Setrakian looked at Dreverhaven. The
strigoi
no longer bothered with the ruse of moving his lips.
All my lusts have long since been satisfied. I have gone as far as one can go in this life, man or beast. I hunger for nothing any longer. Repetition only extinguishes pleasure.
“The book,” said Setrakian, daringly close to Dreverhaven. “It no longer exists.”
It does exist. But only a fool would dare to pursue it. Pursuing the
Occido Lumen
means you are pursuing the Master. You might be able to take a tired acolyte like myself but if you go against him, the odds will certainly be against you.

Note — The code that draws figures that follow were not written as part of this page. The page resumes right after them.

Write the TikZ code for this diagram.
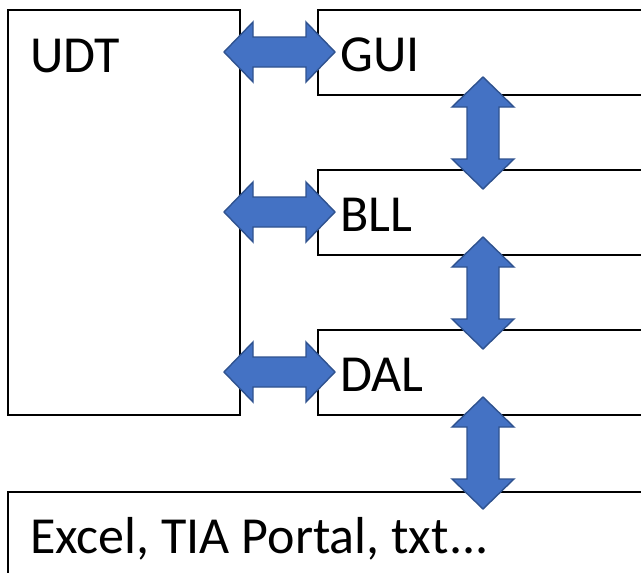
\documentclass[tikz,border=0pt]{standalone}
\usepackage{fontspec}
\setmainfont{Carlito}
\definecolor{arrowfill}{HTML}{4472C4}
\definecolor{arrowedge}{HTML}{2F528F}

% horizontal double block arrow centred at height #1
\newcommand{\hblockarrow}[2]{%
  \filldraw[blockarrow] (224,#1) -- ++(29,-30) -- ++(0,15) -- ++(53,0) -- ++(0,-15)
    -- (335,#1) -- ++(-29,30) -- ++(0,-15) -- ++(-53,0) -- ++(0,15) -- cycle;
  \coordinate (#2) at (279.5,#1);}
% vertical double block arrow with upper tip at #1
\newcommand{\vblockarrow}[2]{%
  \filldraw[blockarrow] (483,#1) -- ++(31,30) -- ++(-15,0) -- ++(0,52) -- ++(15,0)
    -- (483,#1+112) -- ++(-31,-30) -- ++(15,0) -- ++(0,-52) -- ++(-15,0) -- cycle;
  \coordinate (#2) at (483,#1+56);}

\begin{document}
\begin{tikzpicture}[x=1pt,y=-1pt,
  layer/.style={draw=black,line width=2pt,fill=white},
  blockarrow/.style={fill=arrowfill,draw=arrowedge,line width=1.4pt,line join=miter},
  lbl/.style={anchor=base west,inner sep=0pt,font=\fontsize{52}{58}\selectfont}]
\useasboundingbox (0,0) rectangle (641,573);
\begin{scope}
\clip (0,0) rectangle (641,573);
% layer boxes
\draw[layer] (8,10) rectangle (240,415);
\draw[layer] (318,10) rectangle (680,95);
\draw[layer] (318,170) rectangle (680,255);
\draw[layer] (318,330) rectangle (680,415);
\draw[layer] (8,492) rectangle (680,620);
\end{scope}
% labels
\node[lbl] (udt) at (30,72) {UDT};
\node[lbl] (gui) at (340,71) {GUI};
\node[lbl] (bll) at (340,231) {BLL};
\node[lbl] (dal) at (340,391) {DAL};
\node[lbl] (ext) at (30,553) {Excel, TIA Portal, txt...};
% arrows between the layers
\hblockarrow{52}{udtgui}
\hblockarrow{212}{udtbll}
\hblockarrow{372}{udtdal}
\vblockarrow{77}{guibll}
\vblockarrow{237}{blldal}
\vblockarrow{397}{dalext}
\end{tikzpicture}
\end{document}
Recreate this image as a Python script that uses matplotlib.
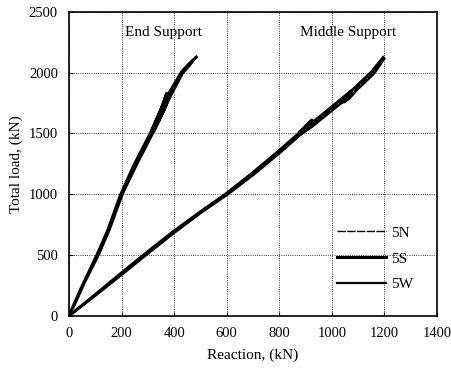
import matplotlib.pyplot as plt

plt.rcParams['font.family'] = ['Liberation Serif', 'DejaVu Serif']

# end support (reaction, total load)
end_5N_x = [0, 25, 55, 110, 150, 200, 250, 315, 360, 378, 365, 340, 320, 345, 385, 430, 455, 482]
end_5N_y = [0, 115, 260, 500, 700, 1000, 1230, 1500, 1700, 1820, 1740, 1620, 1520, 1630, 1820, 2000, 2060, 2125]
end_5S_x = [0, 22, 52, 105, 146, 196, 246, 310, 352, 372, 360, 337, 318, 342, 380, 428, 453, 484]
end_5S_y = [0, 110, 255, 495, 695, 995, 1235, 1505, 1710, 1830, 1750, 1630, 1530, 1640, 1830, 2005, 2065, 2128]
end_5W_x = [0, 28, 58, 114, 154, 204, 254, 318, 364, 383, 370, 344, 323, 348, 389, 433, 458, 480]
end_5W_y = [0, 120, 265, 505, 705, 1000, 1225, 1495, 1695, 1815, 1735, 1615, 1515, 1625, 1815, 1995, 2055, 2118]

# middle support
mid_5N_x = [0, 100, 200, 300, 400, 500, 600, 700, 800, 879, 930, 900, 880, 920, 1000, 1080, 1060, 1040, 1080, 1157, 1197]
mid_5N_y = [0, 170, 345, 520, 690, 850, 1000, 1170, 1350, 1500, 1600, 1540, 1500, 1560, 1700, 1840, 1790, 1760, 1840, 2000, 2120]
mid_5S_x = [0, 97, 195, 295, 395, 496, 595, 695, 795, 874, 924, 896, 876, 915, 995, 1074, 1055, 1036, 1075, 1152, 1195]
mid_5S_y = [0, 170, 345, 520, 690, 850, 1000, 1170, 1350, 1500, 1610, 1550, 1510, 1570, 1710, 1850, 1800, 1770, 1850, 2008, 2124]
mid_5W_x = [0, 103, 205, 305, 405, 504, 605, 705, 805, 884, 935, 905, 884, 925, 1005, 1086, 1066, 1045, 1085, 1162, 1200]
mid_5W_y = [0, 170, 345, 520, 690, 850, 1000, 1165, 1345, 1495, 1595, 1535, 1495, 1555, 1695, 1835, 1785, 1755, 1835, 1995, 2116]

fig = plt.figure(figsize=(4.51, 3.82), dpi=100)
ax = fig.add_axes([0.153, 0.173, 0.816, 0.796])

ax.plot(end_5N_x, end_5N_y, c='black', lw=1.0, ls=(0, (6, 1)), label='5N')
ax.plot(mid_5N_x, mid_5N_y, c='black', lw=1.0, ls=(0, (6, 1)))
ax.plot(end_5S_x, end_5S_y, c='black', lw=2.2, label='5S')
ax.plot(mid_5S_x, mid_5S_y, c='black', lw=2.2)
ax.plot(end_5W_x, end_5W_y, c='black', lw=1.6, label='5W')
ax.plot(mid_5W_x, mid_5W_y, c='black', lw=1.6)

ax.set_xlim(0, 1400)
ax.set_ylim(0, 2500)
ax.set_xticks(range(0, 1401, 200))
ax.set_yticks(range(0, 2501, 500))
ax.grid(True, color='black', ls=':', lw=0.6)
ax.tick_params(direction='in', length=3, labelsize=10.5, pad=8)
for s in ax.spines.values():
    s.set_linewidth(1.2)

ax.text(358, 2330, 'End Support', ha='center', va='center', fontsize=11)
ax.text(1060, 2330, 'Middle Support', ha='center', va='center', fontsize=11)

ax.set_xlabel('Reaction, (kN)', fontsize=11, labelpad=6)
ax.set_ylabel('Total load, (kN)', fontsize=11, labelpad=4)

ax.legend(loc='lower right', frameon=False, fontsize=11, handlelength=3.2,
          handletextpad=0.3, labelspacing=0.8, borderaxespad=1.2)

fig.savefig('out.png')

As they were against your dear wife.
So indeed the vampire had a little bit of perversion left in him. He still possessed the capacity, however small and vain, for sick pleasure. The vampire’s gaze never left Setrakian’s.
Morning was upon them now, the sun appearing at an angle through the windows. Setrakian stood and suddenly grasped the back of Dreverhaven’s chair, tipping it onto its hind legs and dragging it through the bookcase to the hidden rear quarters, leaving twin scores in the wood floor.
“Sunlight,” Setrakian declared, “is too good for you, Herr Doktor.”
The
strigoi
stared at him, eyes full of anticipation. Here, finally for him, was the unexpected. Dreverhaven longed to be part of any perversion, no matter the role he might play.
Setrakian remained in tight control of his rage.
“Immortality is no friend to the perverse, you say?” Setrakian put his shoulder to the bookshelf, sealing out the sun. “Then immortality you shall enjoy.”
That’s it, woodworker. There is your passion, Jew. What have you in mind?
The plan took three days. For seventy-two hours, Setrakian worked nonstop in a vengeful daze. Dismembering the
strigoi
upon Dreverhaven’s own operating table, severing and cauterizing all four stumps, was the most dangerous part. He then procured lead tulip planters in order to fashion a dirt-less coffin for the silver-necklaced
strigoi,
in order to cut off the vampire from communication with the Master. Into the sarcophagus he packed the abomination and its severed limbs. Setrakian chartered a small boat and loaded the planter onto it. Then he sailed alone deep into the North Sea. After a struggle, he managed to put the box overboard without sinking the boat in the process—thereby stranding the creature between land masses, safe from the killing sun and yet impotent for all eternity.